Q: I’m struggling with a lack of confidence in my company’s executive staff bordering on cynicism. The higher I’ve gotten in my position, the more visibility I have into how and why decisions are made. I’m not sure what to do, or if any other company would be any different.
Al, 41, vice president, sales
A: It can definitely be eye-opening to understand all of the considerations that go into organizations’ decisions, even in the best of cases.
In your situation, perhaps you are seeing that your ideals clash with the reality of your company. This is worth reflecting upon.
For example, if decisions are being made that put profits over customer needs or even safety, this would be extremely disturbing.
Or if a company directive requires you or your sales force to lie or otherwise impinge on your ethics, you would be right to be alarmed.
However, things are seldom this unambiguous.
First, consider that the executive leadership team likely can’t tell you everything that would help you understand the true reasons behind all their decisions.
Confidentiality is a fact of life at those levels, and as you continue to gain more promotions, additional information will be shared.
You may find that you then can understand some rationales that simply didn’t make sense before.
There’s also a place for some humility. You simply may not have quite enough background to grasp the complexity of the many factors that this team is managing.
Also keep in mind that your senior leaders are flawed humans, just like all of us. While each undoubtedly has skills that got them to that level, they also have weaknesses. And sometimes they may have a bad day or make mistakes, no matter how good their intentions may be. Your reservations may not simply be the reaction of an idealistic or naive young executive. There may, in fact, be veniality afoot.
The first question to confront is, how will you know if things are amiss?
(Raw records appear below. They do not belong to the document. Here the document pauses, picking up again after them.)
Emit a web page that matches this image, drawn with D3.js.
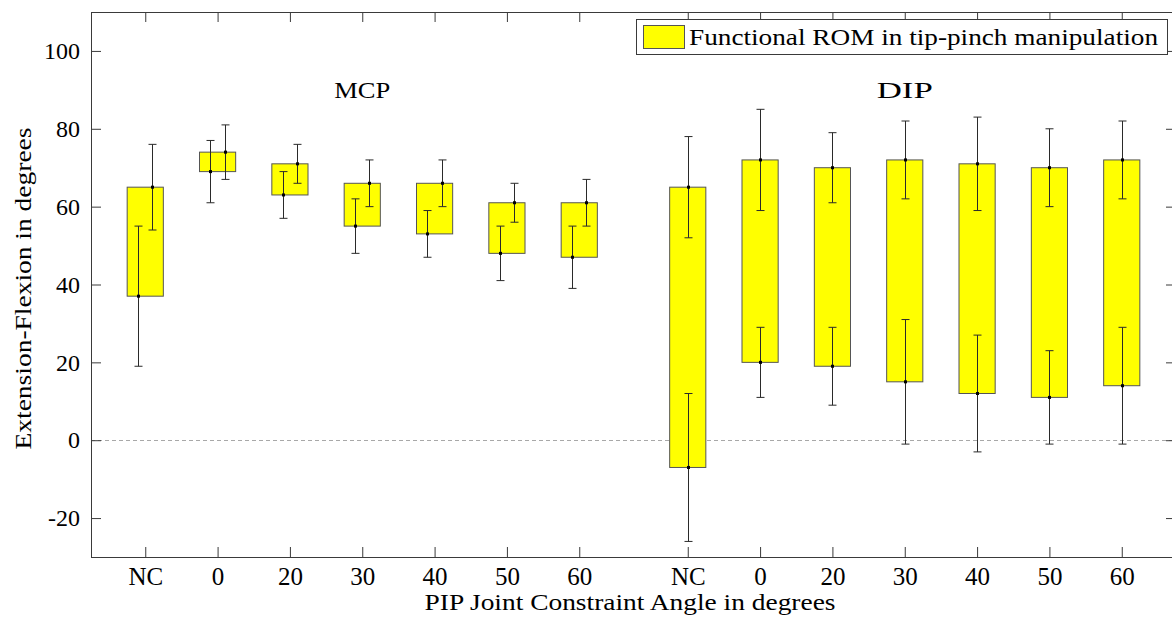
<!DOCTYPE html>
<html>
<head>
<meta charset="utf-8">
<script src="https://cdn.jsdelivr.net/npm/d3@7"></script>
<style>
  html, body { margin: 0; padding: 0; background: #fff; }
  svg { display: block; }
</style>
</head>
<body>
<svg id="chart" width="1172" height="619"></svg>
<script>
// ---- data ----
const categories = ["NC", "0", "20", "30", "40", "50", "60"];
const groups = ["MCP", "DIP"];
const mcpMin = [37, 69, 63, 55, 53, 48, 47];
const mcpMinSd = [18, 8, 6, 7, 6, 7, 8];
const mcpMax = [65, 74, 71, 66, 66, 61, 61];
const mcpMaxSd = [11, 7, 5, 6, 6, 5, 6];
const dipMin = [-7, 20, 19, 15, 12, 11, 14];
const dipMinSd = [19, 9, 10, 16, 15, 12, 15];
const dipMax = [65, 72, 70, 72, 71, 70, 72];
const dipMaxSd = [13, 13, 9, 10, 12, 10, 10];
const yTicks = [-20, 0, 20, 40, 60, 80, 100];
const legendLabel = "Functional ROM in tip-pinch manipulation";
const xTitle = "PIP Joint Constraint Angle in degrees";
const yTitle = "Extension-Flexion in degrees";

// ---- layout ----
const svg = d3.select("#chart");
const L = 91, R = 1176, T = 12, B = 557;
const x = d3.scaleLinear().domain([0.25, 15.25]).range([L, R]);
const y = d3.scaleLinear().domain([-30, 110]).range([B, T]);
const axisCol = "#3a3a3a";
const font = "Liberation Serif";

// positions: MCP at 1..7, DIP at 8.5..14.5
const rows = [];
categories.forEach((c, i) => {
  rows.push({ g: "MCP", cat: c, pos: i + 1, lo: mcpMin[i], loSd: mcpMinSd[i], hi: mcpMax[i], hiSd: mcpMaxSd[i], off: 0.1 });
});
categories.forEach((c, i) => {
  rows.push({ g: "DIP", cat: c, pos: i + 8.5, lo: dipMin[i], loSd: dipMinSd[i], hi: dipMax[i], hiSd: dipMaxSd[i], off: 0 });
});

// zero dashed line
svg.append("line")
  .attr("x1", L).attr("x2", R).attr("y1", Math.round(y(0)) + 0.5).attr("y2", Math.round(y(0)) + 0.5)
  .attr("stroke", "#a8a8a8").attr("stroke-width", 1).attr("stroke-dasharray", "4,3");

// bars
const bw = 0.5;
svg.append("g").selectAll("rect").data(rows).join("rect")
  .attr("x", d => x(d.pos - bw / 2))
  .attr("width", d => x(d.pos + bw / 2) - x(d.pos - bw / 2))
  .attr("y", d => y(d.hi))
  .attr("height", d => y(d.lo) - y(d.hi))
  .attr("fill", "#ffff00")
  .attr("stroke", "#555").attr("stroke-width", 1);

// error bars
const errs = [];
rows.forEach(d => {
  errs.push({ px: d.pos - d.off, m: d.lo, sd: d.loSd });
  errs.push({ px: d.pos + d.off, m: d.hi, sd: d.hiSd });
});
const eg = svg.append("g").attr("stroke", "#2a2a2a").attr("stroke-width", 1);
errs.forEach(e => {
  const cx = Math.round(x(e.px)) + 0.5;
  const y1 = y(e.m + e.sd), y2 = y(e.m - e.sd);
  eg.append("line").attr("x1", cx).attr("x2", cx).attr("y1", y1).attr("y2", y2);
  eg.append("line").attr("x1", cx - 4).attr("x2", cx + 4).attr("y1", y1).attr("y2", y1);
  eg.append("line").attr("x1", cx - 4).attr("x2", cx + 4).attr("y1", y2).attr("y2", y2);
  svg.append("rect").attr("x", cx - 1.5).attr("y", y(e.m) - 1.5).attr("width", 3).attr("height", 3).attr("fill", "#000");
});

// axes box with ticks on all sides
const tickPositions = rows.map(d => d.pos);
const xAxisB = d3.axisBottom(x).tickValues(tickPositions).tickSizeInner(-10).tickSizeOuter(0).tickPadding(10)
  .tickFormat(p => rows.find(r => r.pos === p).cat);
const gB = svg.append("g").attr("transform", `translate(0,${B})`).call(xAxisB);
const xAxisT = d3.axisTop(x).tickValues(tickPositions).tickSizeInner(-10).tickSizeOuter(0).tickFormat("");
svg.append("g").attr("transform", `translate(0,${T})`).call(xAxisT);
const yAxisL = d3.axisLeft(y).tickValues(yTicks).tickSizeInner(-10).tickSizeOuter(0).tickPadding(11)
  .tickFormat(v => String(v));
const gL = svg.append("g").attr("transform", `translate(${L},0)`).call(yAxisL);
const yAxisR = d3.axisRight(y).tickValues(yTicks).tickSizeInner(-10).tickSizeOuter(0).tickFormat("");
svg.append("g").attr("transform", `translate(${R},0)`).call(yAxisR);
gB.selectAll("text").style("font-size", "25px").attr("dy", "0.71em");
gL.selectAll("text").style("font-size", "24px");
svg.selectAll(".domain").remove();
svg.selectAll(".tick line").attr("stroke", axisCol);
svg.append("rect").attr("x", L + 0.5).attr("y", T + 0.5).attr("width", R - L).attr("height", B - T)
  .attr("fill", "none").attr("stroke", axisCol).attr("stroke-width", 1);

// group labels
groups.forEach((g, gi) => {
  svg.append("text").attr("x", x(gi === 0 ? 4 : 11.5)).attr("y", 98)
    .attr("text-anchor", "middle").style("font-size", "24px")
    .attr("textLength", 56).attr("lengthAdjust", "spacingAndGlyphs")
    .text(g);
});

// legend
const lg = svg.append("g");
lg.append("rect").attr("x", 636.5).attr("y", 19.5).attr("width", 531).attr("height", 35)
  .attr("fill", "#fff").attr("stroke", axisCol).attr("stroke-width", 1);
lg.append("rect").attr("x", 643.5).attr("y", 25.5).attr("width", 41).attr("height", 23)
  .attr("fill", "#ffff00").attr("stroke", "#555").attr("stroke-width", 1);
lg.append("text").attr("x", 689).attr("y", 44.5).style("font-size", "24px")
  .attr("textLength", 469).attr("lengthAdjust", "spacingAndGlyphs").text(legendLabel);

// axis titles
svg.append("text").attr("x", 630).attr("y", 610).attr("text-anchor", "middle")
  .style("font-size", "24px").attr("textLength", 411).attr("lengthAdjust", "spacingAndGlyphs").text(xTitle);
svg.append("text").attr("transform", `translate(31,${(T + B) / 2 + 4}) rotate(-90)`)
  .attr("text-anchor", "middle").style("font-size", "24px")
  .attr("textLength", 322).attr("lengthAdjust", "spacingAndGlyphs").text(yTitle);

// font for every text
svg.selectAll("g").attr("font-family", null);
svg.selectAll("text").style("font-family", font).attr("fill", "#000");
</script>
</body>
</html>
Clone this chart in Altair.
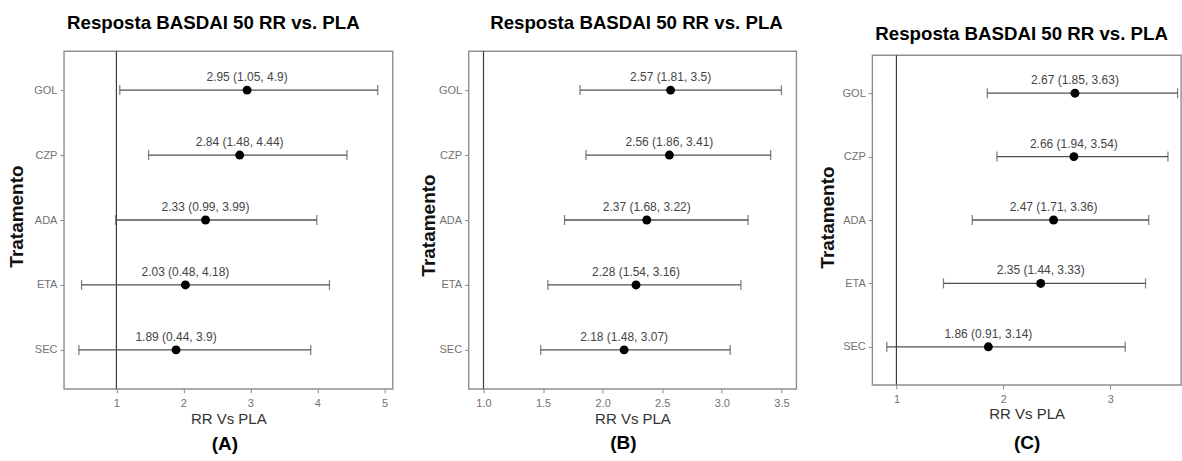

Sometimes those committing fraud or other criminal acts hide their tracks very well.
The next question is, what are you willing to do? Integrity would call for the whistleblower path.
If you intend to do this, plan ahead so that you are prepared for the risks and potential costs.
In the end, a likely cause is simple mediocrity. Your company may have a decent vision or product, but just not very skilled leadership. Your executives may be over their heads, and not be able to create plans that truly lead to the vision. This is called fantasy and doesn’t end well in business.
Or you may have find that your firm’s reason for existence simply doesn’t inspire you, and maybe you are pinning the blame on management.
You then need to decide if you can be a difference maker in this situation.
If you stay with the company, identify ways that you can influence the firm within your current role and in future positions, if you should be promoted.
If you decide to look elsewhere, use this situation to plan questions you will ask and observations you will want to make to find an organization that better meets your expectations for leadership.